SWEET POTATO AND BLACK BEAN BOWLS
INGREDIENTS:
For the Bowls:
2 medium sweet potatoes, peeled and diced
1 can (15 oz) black beans, drained and rinsed
1 tablespoon olive oil
1 teaspoon cumin
1 teaspoon paprika
Salt and pepper to taste
2 cups cooked quinoa or brown rice
1 cup corn kernels (fresh, frozen, or canned)
1 red bell pepper, diced
1 cup cherry tomatoes, halved
Fresh cilantro, chopped (for garnish)
For the Avocado Lime Dressing:
1 ripe avocado
1/4 cup Greek yogurt or dairy-free yogurt
1 lime, juiced
1 garlic clove, minced
Salt and pepper to taste
Water, as needed for consistency
INSTRUCTIONS:
STEP 1: ROAST THE SWEET POTATOES
Preheat your oven to 425°F (220°C). In a large bowl, toss the diced sweet potatoes with olive oil, cumin, paprika, salt, and pepper until evenly coated. Spread the sweet potatoes on a baking sheet in a single layer. Roast for 25-30 minutes, or until tender and slightly caramelized, flipping halfway through.

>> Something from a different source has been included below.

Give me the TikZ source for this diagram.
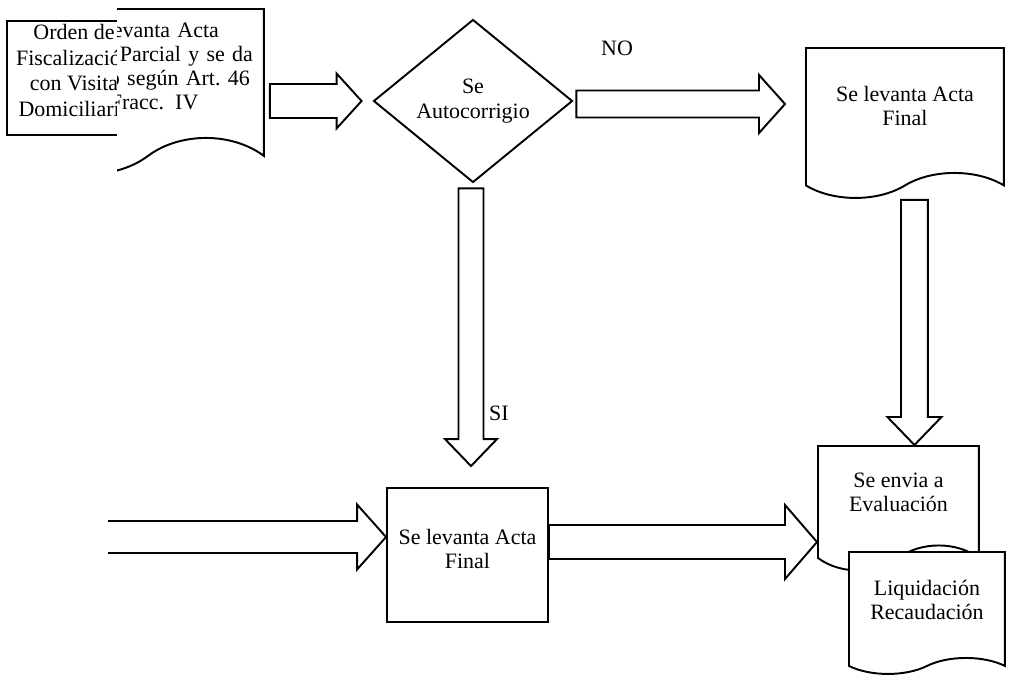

STEP 2: MAKE THE AVOCADO LIME DRESSING
In a blender or food processor, combine the avocado, Greek yogurt, lime juice, minced garlic, salt, and pepper. Blend until smooth. If the dressing is too thick, add water a tablespoon at a time until you reach your desired consistency.
STEP 3: ASSEMBLE THE BOWLS
In serving bowls, layer the cooked quinoa or brown rice, roasted sweet potatoes, black beans, corn, diced red bell pepper, and cherry tomatoes. Generously drizzle the avocado lime dressing over the bowls and toss gently to combine. Top with chopped fresh cilantro for added flavor and freshness.
Prep Time: 15 minutes | Cook Time: 30 minutes | Total Time: 45 minutes | Servings: 4
Enjoy your Sweet Potato and Black Bean Bowls with Avocado Lime Dressing, a nutritious and vibrant meal that’s packed with flavor!